Differential human bone remodeling rates and implications for the temporal resolution of geoprofiling isotopes

Abstract

Isotopic analysis of human skeletal remains helps individuate decedents in forensic contexts by providing diet and residence information during life. The time represented (adolescence, middle adulthood) and the amount of time averaged (years, decades) depends on a bone’s remodeling rate (RMR). Measuring isotopic values of multiple bones with different RMRs has been used to detect an individual’s residential mobility and major changes in dietary practices. However, RMRs for the majority of human bones have not been adequately quantified, so the temporal resolution of bone isotopes is not well known. Here we utilized reported fraction modern radiocarbon (F¹⁴C) values of known decedents to estimate RMRs for the following elements, structures, and phases: cortical and trabecular femoral collagen, cortical tibial collagen and bioapatite, cortical and trabecular rib collagen, cortical occipital and parietal collagen, and trabecular vertebral collagen. Non-parametric comparisons yielded several significant RMR differences; the largest between the collagen phase of femoral cortex (3.3 %/year) and vertebral trabeculae (14.3 %/year).
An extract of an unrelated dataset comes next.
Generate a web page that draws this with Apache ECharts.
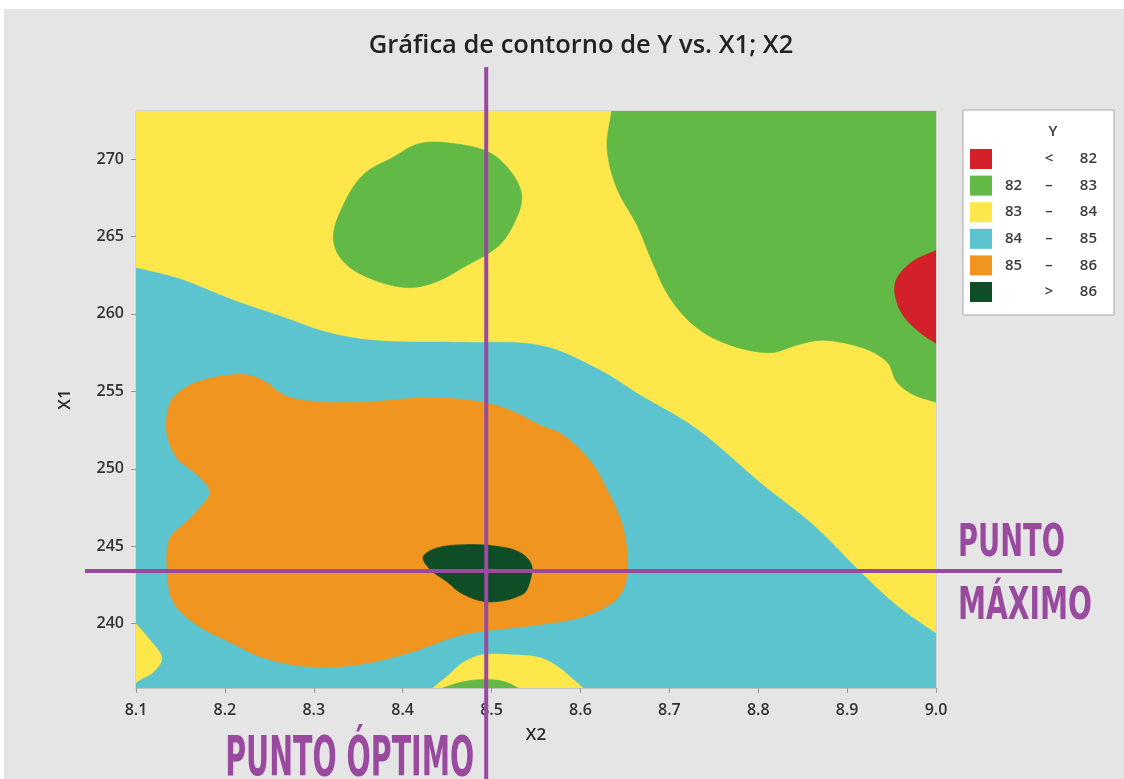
<!DOCTYPE html>
<html>
<head>
<meta charset="utf-8">
<script src="https://cdn.jsdelivr.net/npm/echarts@6/dist/echarts.min.js"></script>
<style>
  html, body { margin: 0; padding: 0; background: #ffffff; }
  #chart { width: 1124px; height: 779px; }
</style>
</head>
<body>
<div id="chart"></div>
<script>
// Contour levels of the response Y
const levelLow  = ['', '82', '83', '84', '85', ''];
const levelSep  = ['<', '–', '–', '–', '–', '>'];
const levelHigh = ['82', '83', '84', '85', '86', '86'];
const levelColors = ['#d4202a', '#62b946', '#fde74a', '#5bc4cf', '#f0951f', '#0f4d27'];

// Axis extents and tick values
const x2Range = [8.1, 9.0];
const x1Range = [235.85, 273.1];
const x2Ticks = [8.1, 8.2, 8.3, 8.4, 8.5, 8.6, 8.7, 8.8, 8.9, 9.0];
const x1Ticks = [240, 245, 250, 255, 260, 265, 270];

// Contour regions as [X2, X1] boundary vertices
const region84to85 = [[8.1, 235.85], [9.0, 235.85], [9.0, 273.1], [8.1, 273.1]];

const region83to84Upper = [
  [8.1, 273.1], [8.1, 263.0], [8.149, 262.3], [8.206, 261.0], [8.262, 259.9],
  [8.318, 258.8], [8.374, 258.3], [8.468, 258.2], [8.555, 258.0], [8.619, 256.5],
  [8.667, 254.8], [8.731, 252.6], [8.805, 249.0], [8.862, 246.4], [8.918, 243.2],
  [8.956, 241.2], [9.0, 239.4], [9.0, 273.1]
];
const region83to84Corner = [
  [8.1, 240.0], [8.115, 239.0], [8.129, 237.8], [8.12, 236.9], [8.105, 236.4], [8.1, 236.2]
];
const region83to84Bottom = [
  [8.434, 235.85], [8.452, 236.7], [8.468, 237.5], [8.49, 238.0], [8.52, 238.0],
  [8.555, 237.8], [8.575, 237.2], [8.59, 236.5], [8.603, 235.85]
];

const region82to83TopRight = [
  [8.635, 273.1], [8.630, 270.7], [8.641, 268.1], [8.664, 265.7], [8.682, 263.2],
  [8.701, 261.0], [8.731, 259.1], [8.768, 258.0], [8.813, 257.5], [8.844, 258.0],
  [8.873, 258.3], [8.918, 257.8], [8.945, 256.9], [8.956, 255.6], [8.974, 254.8],
  [9.0, 254.3], [9.0, 273.1]
];
const region82to83Island = [
  [8.419, 271.0], [8.457, 271.0], [8.498, 270.4], [8.524, 269.0], [8.534, 267.5],
  [8.524, 265.7], [8.506, 264.3], [8.468, 263.0], [8.439, 262.1], [8.405, 261.7],
  [8.363, 262.3], [8.333, 263.4], [8.322, 264.9], [8.333, 267.0], [8.356, 269.0],
  [8.389, 270.1]
];
const region82to83Bottom = [
  [8.445, 235.85], [8.468, 236.25], [8.495, 236.4], [8.515, 236.25], [8.53, 235.85]
];

const regionBelow82 = [
  [9.0, 264.1], [8.974, 263.4], [8.956, 262.3], [8.954, 261.2], [8.963, 259.9],
  [8.982, 258.8], [9.0, 258.1]
];

const region85to86 = [
  [8.142, 254.6], [8.169, 255.6], [8.217, 256.1], [8.243, 255.7], [8.265, 254.8],
  [8.290, 254.4], [8.355, 254.3], [8.431, 254.6], [8.490, 254.3], [8.524, 253.7],
  [8.555, 252.8], [8.580, 252.2], [8.611, 250.5], [8.633, 248.3], [8.648, 246.2],
  [8.653, 244.0], [8.650, 242.5], [8.637, 241.4], [8.600, 240.4], [8.548, 239.9],
  [8.468, 239.3], [8.412, 238.2], [8.355, 237.4], [8.299, 237.2], [8.243, 237.8],
  [8.206, 238.8], [8.169, 239.9], [8.142, 241.4], [8.135, 243.6], [8.138, 245.5],
  [8.157, 246.6], [8.172, 247.5], [8.183, 248.5], [8.169, 249.6], [8.146, 250.7],
  [8.135, 252.2], [8.135, 253.5]
];

const regionAbove86 = [
  [8.423, 244.3], [8.439, 244.9], [8.468, 245.1], [8.506, 245.0], [8.532, 244.6],
  [8.545, 243.8], [8.543, 242.7], [8.535, 241.9], [8.498, 241.4], [8.468, 241.9],
  [8.450, 242.7], [8.431, 243.5]
];

// Regions belonging to each level (same order as the level arrays)
const regionsByLevel = [
  [regionBelow82],
  [region82to83TopRight, region82to83Island, region82to83Bottom],
  [region83to84Upper, region83to84Corner, region83to84Bottom],
  [region84to85],
  [region85to86],
  [regionAbove86]
];
// Painting order of the levels, back to front
const paintOrder = [3, 2, 1, 0, 4, 5];

// Reference crosshair: optimum (X2, X1)
const optimum = [8.494, 243.4];

const purple = '#994a9f';
const textFont = '"Open Sans", "DejaVu Sans", sans-serif';

const levelNames = levelLow.map((lo, i) =>
  lo ? lo + ' ' + levelSep[i] + ' ' + levelHigh[i] : levelSep[i] + ' ' + levelHigh[i]);

const EPS = 1e-9;
function onEdge(p) {
  return Math.abs(p[0] - x2Range[0]) < EPS || Math.abs(p[0] - x2Range[1]) < EPS ||
         Math.abs(p[1] - x1Range[0]) < EPS || Math.abs(p[1] - x1Range[1]) < EPS;
}

function regionRenderer(polys, color) {
  return function (params, api) {
    const poly = polys[api.value(2)];
    const pts = [];
    poly.forEach(function (p) {
      const c = api.coord(p);
      // vertices on the frame are repeated so the curve meets the frame cleanly
      const reps = onEdge(p) ? 3 : 1;
      for (let k = 0; k < reps; k++) pts.push(c);
    });
    return {
      type: 'polygon',
      shape: { points: pts, smooth: 0.35 },
      style: { fill: color, stroke: color, lineWidth: 0.6 }
    };
  };
}

const series = paintOrder.map(function (li) {
  const polys = regionsByLevel[li];
  return {
    type: 'custom',
    name: levelNames[li],
    clip: true,
    silent: true,
    itemStyle: { color: levelColors[li] },
    encode: { x: 0, y: 1 },
    data: polys.map(function (p, i) { return [p[0][0], p[0][1], i]; }),
    renderItem: regionRenderer(polys, levelColors[li])
  };
});

const chart = echarts.init(document.getElementById('chart'), null, { renderer: 'canvas' });

const axisLabelStyle = {
  fontFamily: textFont, fontSize: 16, fontWeight: 600, color: '#333'
};
const legendText = { fontFamily: textFont, fontSize: 15, fontWeight: 600, color: '#3a3a3a' };

chart.setOption({
  animation: false,
  backgroundColor: '#e5e5e5',
  title: [
    {
      text: 'Gráfica de contorno de Y vs. X1; X2',
      left: 581, top: 33, padding: 0, textAlign: 'center',
      textStyle: { fontFamily: textFont, fontSize: 25.5, fontWeight: 600, color: '#222' }
    },
    {
      text: 'Y',
      left: 1053, top: 124, padding: 0, textAlign: 'center',
      textStyle: { fontFamily: textFont, fontSize: 15, fontWeight: 600, color: '#3a3a3a' }
    }
  ],
  legend: {
    orient: 'vertical',
    left: 963, top: 110,
    padding: [39, 17, 13, 7],
    itemWidth: 22, itemHeight: 20, itemGap: 6.6,
    icon: 'rect',
    selectedMode: false,
    backgroundColor: '#ffffff',
    borderColor: '#a8a8a8', borderWidth: 1,
    data: levelNames,
    formatter: function (name) {
      const i = levelNames.indexOf(name);
      return '{lo|' + levelLow[i] + '}{sep|' + levelSep[i] + '}{hi|' + levelHigh[i] + '}';
    },
    textStyle: Object.assign({
      rich: {
        lo:  Object.assign({ width: 33, align: 'right' }, legendText),
        sep: Object.assign({ width: 38, align: 'center' }, legendText),
        hi:  Object.assign({ width: 29, align: 'right' }, legendText)
      }
    }, legendText)
  },
  grid: {
    left: 136, right: 188, top: 111, bottom: 91,
    show: true, borderColor: '#c4c4c4', borderWidth: 1, backgroundColor: 'transparent'
  },
  xAxis: {
    type: 'value',
    min: x2Range[0], max: x2Range[1],
    name: 'X2', nameLocation: 'middle', nameGap: 39,
    nameTextStyle: { fontFamily: textFont, fontSize: 17, fontWeight: 600, color: '#2a2a2a' },
    axisLine: { show: true, lineStyle: { color: '#c4c4c4', width: 1 } },
    axisTick: { show: true, length: 5, customValues: x2Ticks, lineStyle: { color: '#9a9a9a' } },
    axisLabel: Object.assign({ margin: 14, customValues: x2Ticks,
      formatter: function (v) { return v.toFixed(1); } }, axisLabelStyle),
    splitLine: { show: false }
  },
  yAxis: {
    type: 'value',
    min: x1Range[0], max: x1Range[1],
    name: 'X1', nameLocation: 'middle', nameGap: 62, nameRotate: 90,
    nameTextStyle: { fontFamily: textFont, fontSize: 17, fontWeight: 600, color: '#2a2a2a' },
    axisLine: { show: true, lineStyle: { color: '#c4c4c4', width: 1 } },
    axisTick: { show: true, length: 5, customValues: x1Ticks, lineStyle: { color: '#9a9a9a' } },
    axisLabel: Object.assign({ margin: 12, customValues: x1Ticks,
      formatter: function (v) { return String(v); } }, axisLabelStyle),
    splitLine: { show: false }
  },
  tooltip: { show: false },
  series: series
});

// Crosshair through the optimum and its callout labels
const o = chart.convertToPixel({ gridIndex: 0 }, optimum);
const ox = o[0], oy = o[1];

const measureCtx = document.createElement('canvas').getContext('2d');
function fitScale(text, font, width) {
  measureCtx.font = font;
  return width / measureCtx.measureText(text).width;
}
const calloutFamily = '"DejaVu Sans", sans-serif';
const fontOptimo = 'bold 55px ' + calloutFamily;
const fontMaximo = 'bold 45px ' + calloutFamily;

chart.setOption({
  graphic: {
    elements: [
      { type: 'rect', z: 100, silent: true, shape: { x: 0, y: 0, width: 1124, height: 9 }, style: { fill: '#ffffff' } },
      { type: 'rect', z: 100, silent: true, shape: { x: 0, y: 0, width: 4, height: 779 }, style: { fill: '#ffffff' } },
      {
        type: 'line', z: 100, silent: true,
        shape: { x1: ox, y1: 67, x2: ox, y2: 779 },
        style: { stroke: purple, lineWidth: 4 }
      },
      {
        type: 'line', z: 100, silent: true,
        shape: { x1: 85, y1: oy, x2: 1062, y2: oy },
        style: { stroke: purple, lineWidth: 4 }
      },
      {
        type: 'text', z: 100, silent: true,
        x: ox - 12, y: 761,
        scaleX: fitScale('PUNTO ÓPTIMO', fontOptimo, 249),
        style: { text: 'PUNTO ÓPTIMO', font: fontOptimo, fill: purple, align: 'right', verticalAlign: 'middle' }
      },
      {
        type: 'text', z: 100, silent: true,
        x: 958, y: oy - 27,
        scaleX: fitScale('PUNTO', fontMaximo, 107),
        style: { text: 'PUNTO', font: fontMaximo, fill: purple, align: 'left', verticalAlign: 'middle' }
      },
      {
        type: 'text', z: 100, silent: true,
        x: 958, y: oy + 36,
        scaleX: fitScale('MÁXIMO', fontMaximo, 134),
        style: { text: 'MÁXIMO', font: fontMaximo, fill: purple, align: 'left', verticalAlign: 'middle' }
      }
    ]
  }
});
</script>
</body>
</html>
Tibial collagen and bioapatite also yielded different RMRs, 3.7 %/year and 5.0 %/year, respectively. As a result, dietary models that combine bioapatite and collagen phases may mix temporal scales. Turnover intervals exceeded 20 years for all cortical structures, potentially indicating that isotopic values represent much younger periods in an individual’s life than previously thought. Additional studies are warranted that integrate histomorphometry and bomb pulse ¹⁴C dating of multiple elements, structures, and phases from known decedents to improve the temporal resolution of bone isotopes.